I have a virtual machine running a code using Google SDK for diffrent products (like Google PubSub). According to Google documentation, my machine should have an environment variable called GOOGLE_APPLICATION_CREDENTIALS and its values should be pointing to a clear text file that holding the service account of the application.

I have done it and it's working for me.

The Problem

It sounds like an unsafe practice to store such a key, in plain text, inside a virtual machine. If the machine has been hacked, this key will be one of the first targets of the attacker.

I was expected to find a solution to "hide" this key file or just encrypt it with a key that my application will be able to read.

I found some code examples (C#), that allow the programmer to pass the credentials manually to the SDK functions. But, it's not a standard way to do it and it's being changed from one product to another (seems impossible in some products).

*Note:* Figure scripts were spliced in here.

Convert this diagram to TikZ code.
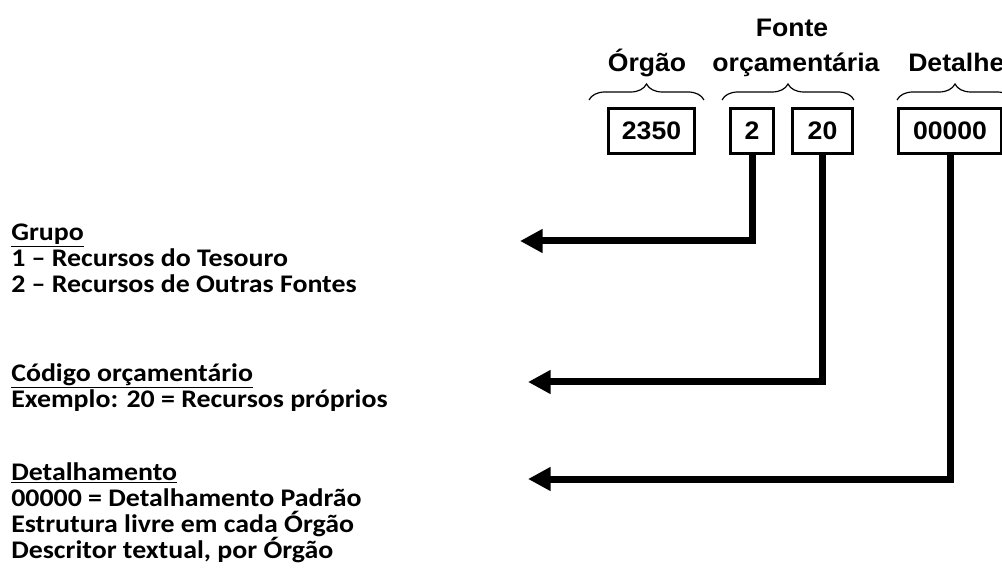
\documentclass[tikz,border=0pt]{standalone}
\usepackage{fontspec}
\setmainfont{Carlito}[FakeStretch=1.1]
\newfontfamily\arialfont[FakeStretch=1.05]{Liberation Sans}
\usetikzlibrary{arrows.meta,decorations.pathreplacing}

\tikzset{
    campo/.style={draw, line width=2.25pt, minimum height=33.75pt, inner sep=0pt,
        font=\arialfont\bfseries\fontsize{19}{21}\selectfont},
    titulo/.style={anchor=base, inner sep=0pt, font=\arialfont\bfseries\fontsize{19}{21}\selectfont},
    chave/.style={decorate, decoration={brace, amplitude=12pt}, line width=0.9pt},
    seta/.style={line width=5.25pt, -{Triangle[length=17pt,width=17pt]}},
    legenda/.style={anchor=base west, inner sep=0pt, align=left,
        font=\bfseries\fontsize{19}{19.5}\selectfont}
}

\begin{document}
\begin{tikzpicture}[x=0.75pt,y=-0.75pt]
    \useasboundingbox (0,0) rectangle (1002,580);

    %campos
    \node[campo, minimum width=64.5pt] (orgao) at (651.5,131) {2350};
    \node[campo, minimum width=32.25pt] (grupo) at (752,131) {2};
    \node[campo, minimum width=45pt] (codigo) at (822.5,131) {20};
    \node[campo, minimum width=77pt] (detal) at (950,131) {00000};

    %titulos e chaves
    \node[titulo] (tOrgao) at (647,72) {Órgão};
    \node[titulo] (tFonte1) at (792,37) {Fonte};
    \node[titulo] (tFonte2) at (796,72) {orçamentária};
    \node[titulo, anchor=base west] (tDetal) at (908,72) {Detalhe};
    \draw[chave] (589,100) -- (704,100);
    \draw[chave] (722,100) -- (854,100);
    \draw[chave] (897,100) -- (1013,100);

    %legendas (ancoradas na ultima linha)
    \node[legenda] (lGrupo) at (11,292.5) {\underline{Grupo}\\
        1 – Recursos do Tesouro\\
        2 – Recursos de Outras Fontes};
    \node[legenda] (lCodigo) at (11,407) {\underline{Código orçamentário}\\
        Exemplo: 20 = Recursos próprios};
    \node[legenda] (lDetal) at (11,558) {\underline{Detalhamento}\\
        00000 = Detalhamento Padrão\\
        Estrutura livre em cada Órgão\\
        Descritor textual, por Órgão};

    %setas
    \coordinate (pGrupo) at (520,241);
    \coordinate (pCodigo) at (528,382);
    \coordinate (pDetal) at (528,479);
    \draw[seta] (grupo.south) |- (pGrupo);
    \draw[seta] (codigo.south) |- (pCodigo);
    \draw[seta] (detal.south) |- (pDetal);

\end{tikzpicture}
\end{document}
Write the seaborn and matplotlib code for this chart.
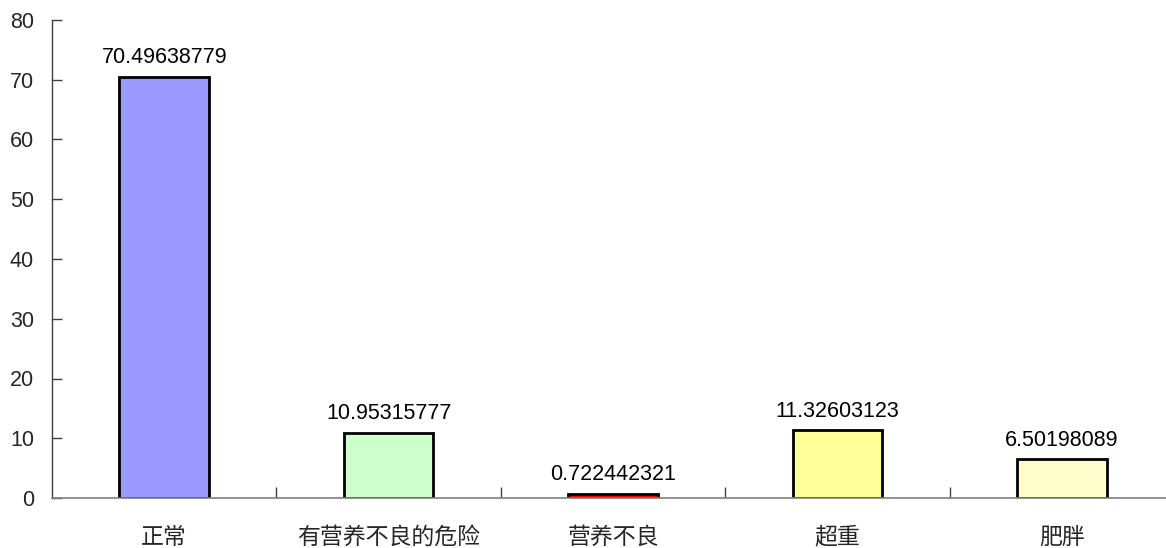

What is the best practice to do it?


Solution

  • Have a good read at the following:

    https://cloud.google.com/docs/authentication/production

    This describes a concept called "Application Default Credentials". The concept here is that a Compute Engine (a virtual machine) has a default service account (that you can configure) associated with it. Applications running on the Compute Engine can thus make requests from that Compute Engine to other GCP services and the requests to those services will implicitly appear to come from the service account configured against the Compute Engine.

    The key phrase in the article is:

    If the environment variable GOOGLE_APPLICATION_CREDENTIALS isn't set, ADC uses the default service account that Compute Engine, Google Kubernetes Engine, App Engine, Cloud Run, and Cloud Functions provide.